• **GIVEN DATA**:

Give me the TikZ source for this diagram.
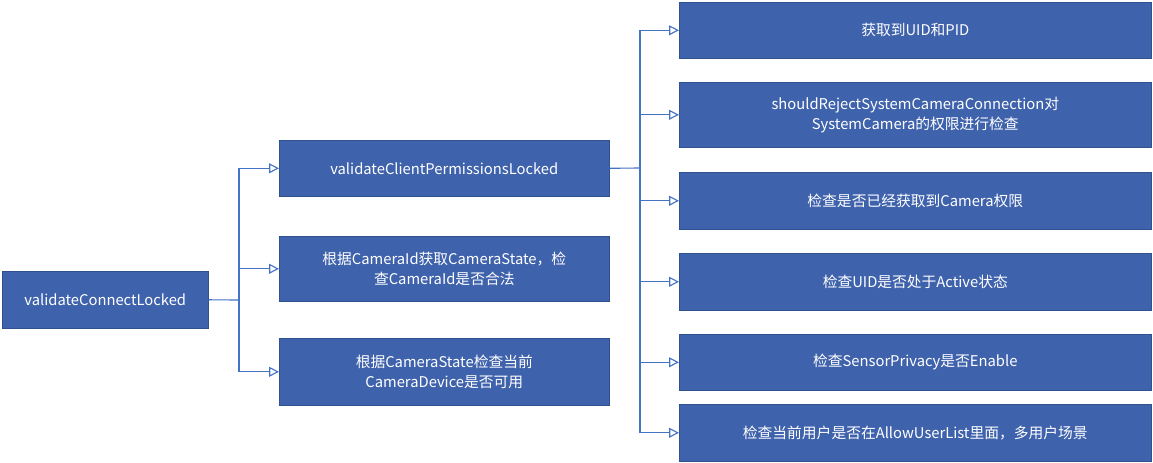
\documentclass[tikz,border=0pt]{standalone}
\usepackage{fontspec}
\setmainfont{Noto Sans CJK SC}
\usetikzlibrary{arrows.meta, positioning}
\definecolor{boxblue}{RGB}{63,98,172}
\definecolor{edgeblue}{RGB}{47,82,143}
\definecolor{lineblue}{RGB}{68,114,196}

\begin{document}
\begin{tikzpicture}[x=0.025cm, y=-0.025cm, >={Triangle[open, length=7pt, width=7pt]},
    stepbox/.style={draw=edgeblue, fill=boxblue, text=white, font=\fontsize{10.5}{14}\selectfont,
        align=center, inner sep=0pt, anchor=north west},
    link/.style={draw=lineblue, thick}]

    \useasboundingbox (0,0) rectangle (1153,462);

    % left
    \node[stepbox, minimum width=206*0.025cm, minimum height=57*0.025cm] (root) at (2,271) {validateConnectLocked};

    % middle column
    \node[stepbox, minimum width=330*0.025cm, minimum height=56*0.025cm] (perm) at (279,140) {validateClientPermissionsLocked};
    \node[stepbox, minimum width=330*0.025cm, minimum height=65*0.025cm] (state) at (279,236) {根据CameraId获取CameraState，检\\查CameraId是否合法};
    \node[stepbox, minimum width=330*0.025cm, minimum height=67*0.025cm] (device) at (279,338) {根据CameraState检查当前\\CameraDevice是否可用};

    % right column
    \node[stepbox, minimum width=472*0.025cm, minimum height=56*0.025cm] (uid) at (679,2) {获取到UID和PID};
    \node[stepbox, minimum width=472*0.025cm, minimum height=65*0.025cm] (sys) at (679,82) {shouldRejectSystemCameraConnection对\\SystemCamera的权限进行检查};
    \node[stepbox, minimum width=472*0.025cm, minimum height=57*0.025cm] (cam) at (679,172) {检查是否已经获取到Camera权限};
    \node[stepbox, minimum width=472*0.025cm, minimum height=57*0.025cm] (active) at (679,253) {检查UID是否处于Active状态};
    \node[stepbox, minimum width=472*0.025cm, minimum height=56*0.025cm] (sensor) at (679,334) {检查SensorPrivacy是否Enable};
    \node[stepbox, minimum width=472*0.025cm, minimum height=57*0.025cm] (user) at (679,404) {检查当前用户是否在AllowUserList里面，多用户场景};

    \coordinate (j1) at (239,300);
    \coordinate (j2) at (640,168);

    \draw[link] (root.east) -- (j1);
    \foreach \t in {perm, state, device}
        \draw[link, ->] (j1) |- (\t.west);

    \draw[link] (perm.east) -- (j2);
    \foreach \t in {uid, sys, cam, active, sensor, user}
        \draw[link, ->] (j2) |- (\t.west);
\end{tikzpicture}
\end{document}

• **WHAT THE TASK REQUIRES**: Print the data above verbatim from the first line through the line holding "minimum width=206*0.025cm, minimum", leaving every picture out.

• **FINAL RESULT**:
Give me the TikZ source for this diagram.
\documentclass[tikz,border=0pt]{standalone}
\usepackage{fontspec}
\setmainfont{Noto Sans CJK SC}
\usetikzlibrary{arrows.meta, positioning}
\definecolor{boxblue}{RGB}{63,98,172}
\definecolor{edgeblue}{RGB}{47,82,143}
\definecolor{lineblue}{RGB}{68,114,196}

\begin{document}
\begin{tikzpicture}[x=0.025cm, y=-0.025cm, >={Triangle[open, length=7pt, width=7pt]},
    stepbox/.style={draw=edgeblue, fill=boxblue, text=white, font=\fontsize{10.5}{14}\selectfont,
        align=center, inner sep=0pt, anchor=north west},
    link/.style={draw=lineblue, thick}]

    \useasboundingbox (0,0) rectangle (1153,462);

    % left
    \node[stepbox, minimum width=206*0.025cm, minimum height=57*0.025cm] (root) at (2,271) {validateConnectLocked};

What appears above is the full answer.